*Set problem:* Transcribe all of the material exactly. Any picture in it should be left out.

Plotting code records
■ ■ ■ ■
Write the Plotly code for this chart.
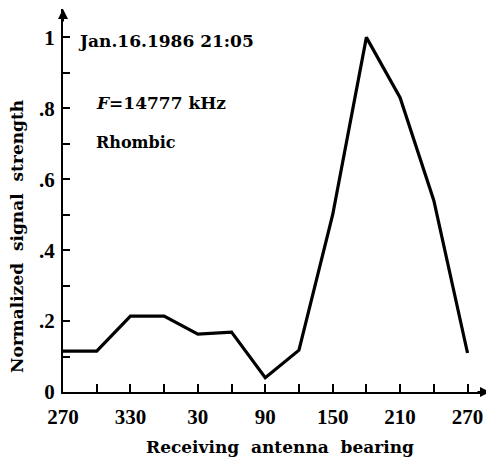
import plotly.graph_objects as go

bearing_labels = ["270", "300", "330", "0", "30", "60", "90", "120", "150", "180", "210", "240", "270"]
bearing_unwrapped = [270, 300, 330, 360, 390, 420, 450, 480, 510, 540, 570, 600, 630]
signal = [0.115, 0.115, 0.214, 0.214, 0.163, 0.169, 0.04, 0.118, 0.50, 1.0, 0.83, 0.54, 0.11]

xtick_vals = [270, 330, 390, 450, 510, 570, 630]
xtick_text = ["270", "330", "30", "90", "150", "210", "270"]
xminor_vals = [300, 360, 420, 480, 540, 600]
ytick_vals = [0, 0.2, 0.4, 0.6, 0.8, 1.0]
ytick_text = ["0", ".2", ".4", ".6", ".8", "1"]
yminor_vals = [0.1, 0.3, 0.5, 0.7, 0.9]

TICKFONT = "Liberation Serif"
TEXTFONT = "DejaVu Serif"
NB = "\u00a0"

X0, X1 = 270, 650
Y0, Y1 = 0, 1.08
# the page body has an 8px margin, so the figure is drawn 8px in from the top-left
W, H = 486, 456
L, R, T, B = 55, 4, 1, 72
PW, PH = W - L - R, H - T - B

fig = go.Figure()
fig.add_trace(go.Scatter(
    x=bearing_unwrapped, y=signal, mode="lines",
    line=dict(color="black", width=3.2), hoverinfo="skip", showlegend=False,
))

fig.update_layout(
    width=W, height=H,
    margin=dict(l=L, r=R, t=T, b=B, autoexpand=False),
    paper_bgcolor="white", plot_bgcolor="white",
    font=dict(family=TEXTFONT, color="black", size=16),
    xaxis=dict(
        range=[X0, X1], showgrid=False, zeroline=False, automargin=False,
        showline=True, linecolor="black", linewidth=2,
        tickmode="array", tickvals=xtick_vals, ticktext=xtick_text,
        ticks="inside", ticklen=8, tickwidth=2, tickcolor="black",
        ticklabelstandoff=5,
        minor=dict(tickmode="array", tickvals=xminor_vals,
                   ticks="inside", ticklen=8, tickwidth=2, tickcolor="black"),
        tickfont=dict(family=TICKFONT, size=21, color="black", weight="bold"),
    ),
    yaxis=dict(
        range=[Y0, Y1], showgrid=False, zeroline=False, automargin=False,
        showline=True, linecolor="black", linewidth=2,
        tickmode="array", tickvals=ytick_vals, ticktext=ytick_text,
        ticks="inside", ticklen=7, tickwidth=2, tickcolor="black",
        ticklabelstandoff=2,
        minor=dict(tickmode="array", tickvals=yminor_vals,
                   ticks="inside", ticklen=7, tickwidth=2, tickcolor="black"),
        tickfont=dict(family=TICKFONT, size=21, color="black", weight="bold"),
    ),
    annotations=[
        dict(xref="paper", yref="paper", x=(272 - L) / PW, y=0, yshift=-55,
             xanchor="center", yanchor="middle",
             text=f"Receiving{NB}{NB}antenna{NB}{NB}bearing", showarrow=False,
             font=dict(family=TEXTFONT, size=17, color="black", weight="bold")),
        dict(xref="paper", yref="paper", x=0, xshift=-46, y=(392 - 237) / 383,
             xanchor="center", yanchor="middle", textangle=-90,
             text=f"Normalized{NB}{NB}signal{NB}{NB}strength", showarrow=False,
             font=dict(family=TEXTFONT, size=17, color="black", weight="bold")),
        dict(xref="paper", yref="paper", x=13 / PW, y=0.99 / Y1, xanchor="left", yanchor="middle",
             text="Jan.16.1986 21:05", showarrow=False,
             font=dict(family=TEXTFONT, size=17, color="black", weight="bold")),
        dict(xref="paper", yref="paper", x=31 / PW, y=0.814 / Y1, xanchor="left", yanchor="middle",
             text="<i>F</i>=14777 kHz", showarrow=False,
             font=dict(family=TEXTFONT, size=17, color="black", weight="bold")),
        dict(xref="paper", yref="paper", x=31 / PW, y=0.704 / Y1, xanchor="left", yanchor="middle",
             text="Rhombic", showarrow=False,
             font=dict(family=TEXTFONT, size=16, color="black", weight="bold")),
        dict(xref="paper", yref="paper", x=1.0, y=0, ax=-14, ay=0, text="",
             showarrow=True, arrowhead=2, arrowsize=1, arrowwidth=2, arrowcolor="black"),
        dict(xref="paper", yref="paper", x=0, y=1.0, ax=0, ay=14, text="",
             showarrow=True, arrowhead=2, arrowsize=1, arrowwidth=2, arrowcolor="black"),
    ],
)

fig.write_html("out.html")
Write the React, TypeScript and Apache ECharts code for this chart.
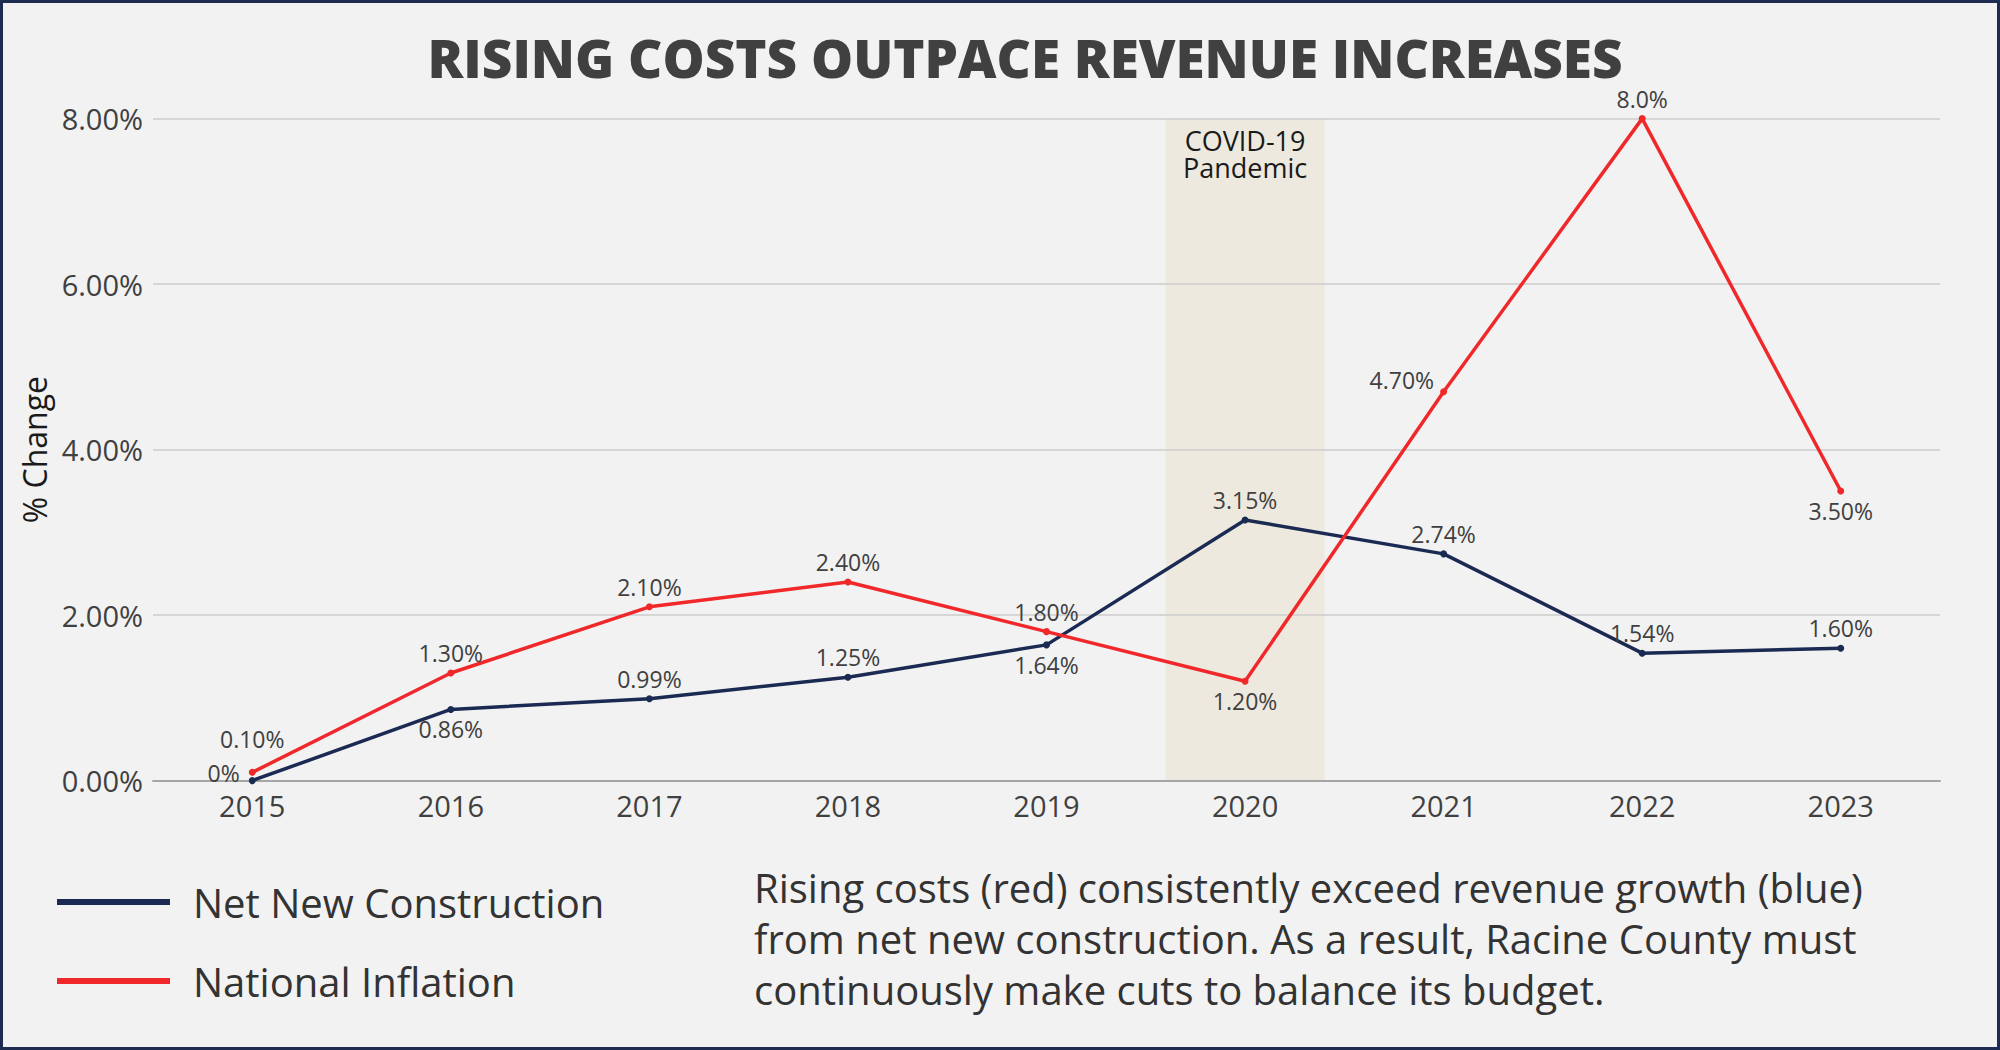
■ ■ ■ ■
*Complete answer:*
Write the Plotly code for this chart.
import plotly.graph_objects as go

bearing_labels = ["270", "300", "330", "0", "30", "60", "90", "120", "150", "180", "210", "240", "270"]
bearing_unwrapped = [270, 300, 330, 360, 390, 420, 450, 480, 510, 540, 570, 600, 630]
signal = [0.115, 0.115, 0.214, 0.214, 0.163, 0.169, 0.04, 0.118, 0.50, 1.0, 0.83, 0.54, 0.11]

xtick_vals = [270, 330, 390, 450, 510, 570, 630]
xtick_text = ["270", "330", "30", "90", "150", "210", "270"]
xminor_vals = [300, 360, 420, 480, 540, 600]
ytick_vals = [0, 0.2, 0.4, 0.6, 0.8, 1.0]
ytick_text = ["0", ".2", ".4", ".6", ".8", "1"]
yminor_vals = [0.1, 0.3, 0.5, 0.7, 0.9]

TICKFONT = "Liberation Serif"
TEXTFONT = "DejaVu Serif"
NB = "\u00a0"

X0, X1 = 270, 650
Y0, Y1 = 0, 1.08
# the page body has an 8px margin, so the figure is drawn 8px in from the top-left
W, H = 486, 456
L, R, T, B = 55, 4, 1, 72
PW, PH = W - L - R, H - T - B

fig = go.Figure()
fig.add_trace(go.Scatter(
    x=bearing_unwrapped, y=signal, mode="lines",
    line=dict(color="black", width=3.2), hoverinfo="skip", showlegend=False,
))

fig.update_layout(
    width=W, height=H,
    margin=dict(l=L, r=R, t=T, b=B, autoexpand=False),
    paper_bgcolor="white", plot_bgcolor="white",
    font=dict(family=TEXTFONT, color="black", size=16),
    xaxis=dict(
        range=[X0, X1], showgrid=False, zeroline=False, automargin=False,
        showline=True, linecolor="black", linewidth=2,
        tickmode="array", tickvals=xtick_vals, ticktext=xtick_text,
        ticks="inside", ticklen=8, tickwidth=2, tickcolor="black",
        ticklabelstandoff=5,
        minor=dict(tickmode="array", tickvals=xminor_vals,
                   ticks="inside", ticklen=8, tickwidth=2, tickcolor="black"),
        tickfont=dict(family=TICKFONT, size=21, color="black", weight="bold"),
    ),
    yaxis=dict(
        range=[Y0, Y1], showgrid=False, zeroline=False, automargin=False,
        showline=True, linecolor="black", linewidth=2,
        tickmode="array", tickvals=ytick_vals, ticktext=ytick_text,
        ticks="inside", ticklen=7, tickwidth=2, tickcolor="black",
        ticklabelstandoff=2,
        minor=dict(tickmode="array", tickvals=yminor_vals,
                   ticks="inside", ticklen=7, tickwidth=2, tickcolor="black"),
        tickfont=dict(family=TICKFONT, size=21, color="black", weight="bold"),
    ),
    annotations=[
        dict(xref="paper", yref="paper", x=(272 - L) / PW, y=0, yshift=-55,
             xanchor="center", yanchor="middle",
             text=f"Receiving{NB}{NB}antenna{NB}{NB}bearing", showarrow=False,
             font=dict(family=TEXTFONT, size=17, color="black", weight="bold")),
        dict(xref="paper", yref="paper", x=0, xshift=-46, y=(392 - 237) / 383,
             xanchor="center", yanchor="middle", textangle=-90,
             text=f"Normalized{NB}{NB}signal{NB}{NB}strength", showarrow=False,
             font=dict(family=TEXTFONT, size=17, color="black", weight="bold")),
        dict(xref="paper", yref="paper", x=13 / PW, y=0.99 / Y1, xanchor="left", yanchor="middle",
             text="Jan.16.1986 21:05", showarrow=False,
             font=dict(family=TEXTFONT, size=17, color="black", weight="bold")),
        dict(xref="paper", yref="paper", x=31 / PW, y=0.814 / Y1, xanchor="left", yanchor="middle",
             text="<i>F</i>=14777 kHz", showarrow=False,
             font=dict(family=TEXTFONT, size=17, color="black", weight="bold")),
        dict(xref="paper", yref="paper", x=31 / PW, y=0.704 / Y1, xanchor="left", yanchor="middle",
             text="Rhombic", showarrow=False,
             font=dict(family=TEXTFONT, size=16, color="black", weight="bold")),
        dict(xref="paper", yref="paper", x=1.0, y=0, ax=-14, ay=0, text="",
             showarrow=True, arrowhead=2, arrowsize=1, arrowwidth=2, arrowcolor="black"),
        dict(xref="paper", yref="paper", x=0, y=1.0, ax=0, ay=14, text="",
             showarrow=True, arrowhead=2, arrowsize=1, arrowwidth=2, arrowcolor="black"),
    ],
)

fig.write_html("out.html")
Write the React, TypeScript and Apache ECharts code for this chart.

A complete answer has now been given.